Wälivaara et al. [25] and Twetman et al. [30] used the lowest doses of probiotics, in contrast to other studies [24,26,27,28,29], and found no beneficial effects on wound healing. In addition, Wälivaara et al. [25] evaluated the effect of probiotic treatment over a longer period, and Twetman et al. [30] applied a non-validated instrument to assess wound healing. The heterogeneity of these results can also be attributed to differences in the skin microbiome between various regions of the body, such as between drier or more humid areas, or areas with a greater number of sebaceous glands [44]. Beyond this, the studies included in this review did not address the nutritional aspect and gastrointestinal microbiota of individual subjects, although it is known that these factors can influence the wound healing process, as they can affect the immune system. Both malnutrition and dysbiosis are factors that can negatively contribute to proper wound healing [3,4,46]. Therefore, it is important that future studies include the assessment of these factors in wound healing.

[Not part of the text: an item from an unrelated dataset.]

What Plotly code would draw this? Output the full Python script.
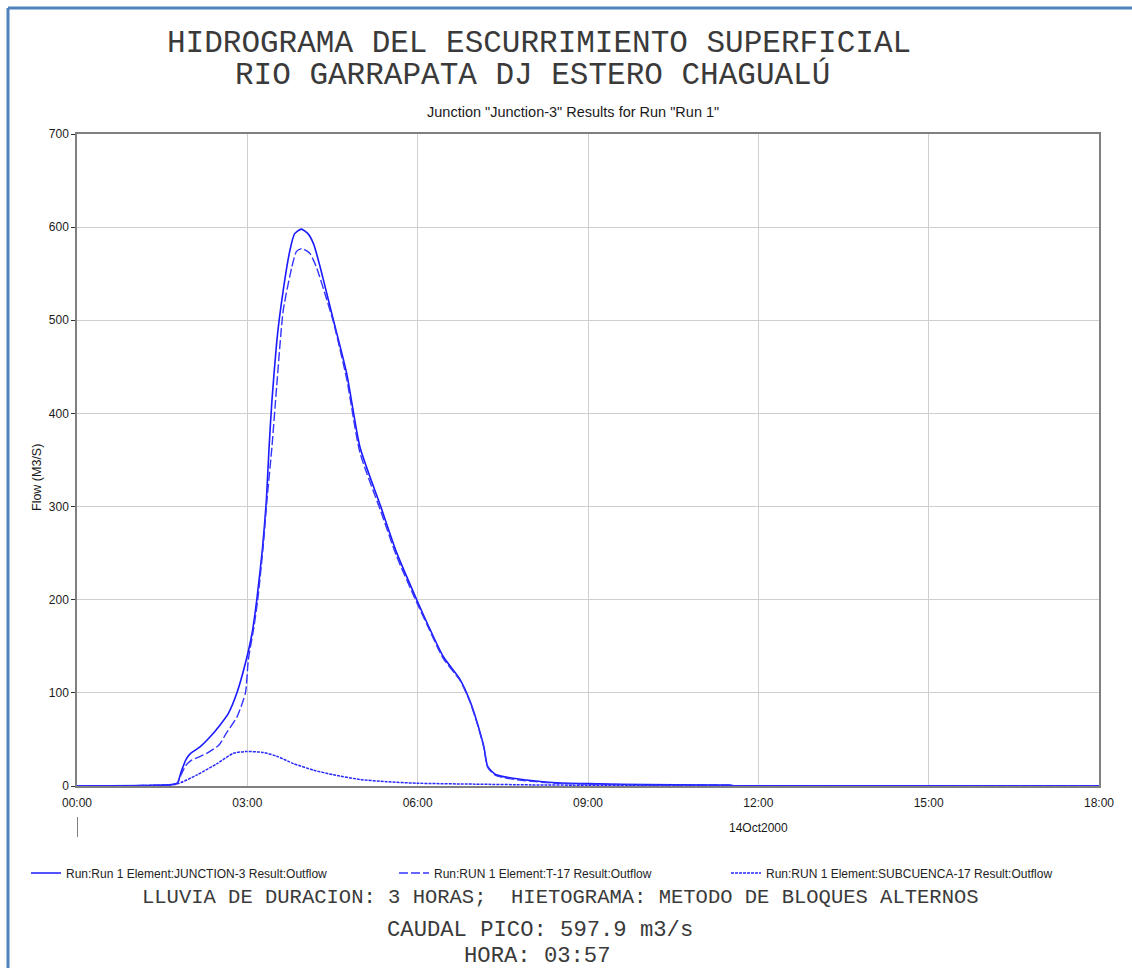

Regarding the age range of the patients, previous studies [1,47,48] showed that increasing age is associated with a slight delay in healing, rather than a real loss in its quality. However, it is difficult to identify whether the delay in healing is due to age, or rather diseases that are commonly associated with advancing age. Although the studies included in this review did not evaluate the age of the participants in relation to healing, it is noteworthy that Mohseni et al. found a significant improvement in ulcer healing after probiotic therapy in participants aged 40–85 years [29].

In certain diseases such as epidermolysis bullosa, or in conditions such as diabetic ulcers and extensive burns, in which the healing processes are constant or time-consuming, the need for an effective healing treatment becomes paramount in order to guarantee a better quality of life. Spanos et al. [49] evaluated the impact of the treatment of ulcers and the quality of life of patients with diabetes (n = 103) based on the following items: leisure, physical health, dependence/daily life, negative emotions and concerns about ulcers, and discomfort regarding ulcer care. After treatment, the quality of life significantly improved for all assessment items when compared with before treatment. This highlights the importance of effective healing and its relationship to quality of life as an under-researched topic. Therefore, further studies concerning the use of probiotic therapy should be encouraged, since all efforts to favour the healing process can benefit global health and quality of life, which are often compromised in patients with inflammatory skin conditions.

The studies included in this review did not report adverse effects on the clinical risk and safety of oral/enteral probiotic therapy. However, a previous report of more than 600 studies examining the safety of probiotics on microorganisms from six genera, found that, despite the actual probiotic clinical trials showing no evidence of increased risk, the present literature is not well-equipped to answer questions about probiotic safety based on intervention studies with assurance [50].

The strengths of this review are the originality of the study, as well as the methods and expert search strategies used. However, the main limitation is the low certainty of the evidence, due to the small number of studies evaluating the outcomes of interest. This may be because the use of probiotics to treat several types of wounds is an emerging topic of interest. There is also notable variation in the scales used to evaluate the effects of probiotics on wound healing, which made it impossible for us to conduct a meta-analysis.

5. Conclusions

We found few studies that have investigated the relationship between probiotic therapy and wound healing. Furthermore, among the studies included in this review, we observed a wide variety of probiotic strains used, types of wounds, and target populations, which prevented us from drawing clear conclusions regarding the effectiveness of probiotic therapy for wound healing. However, we found no marked increase in wound healing time or adverse effects in any of the included studies, highlighting this as a promising field for further clinical investigation.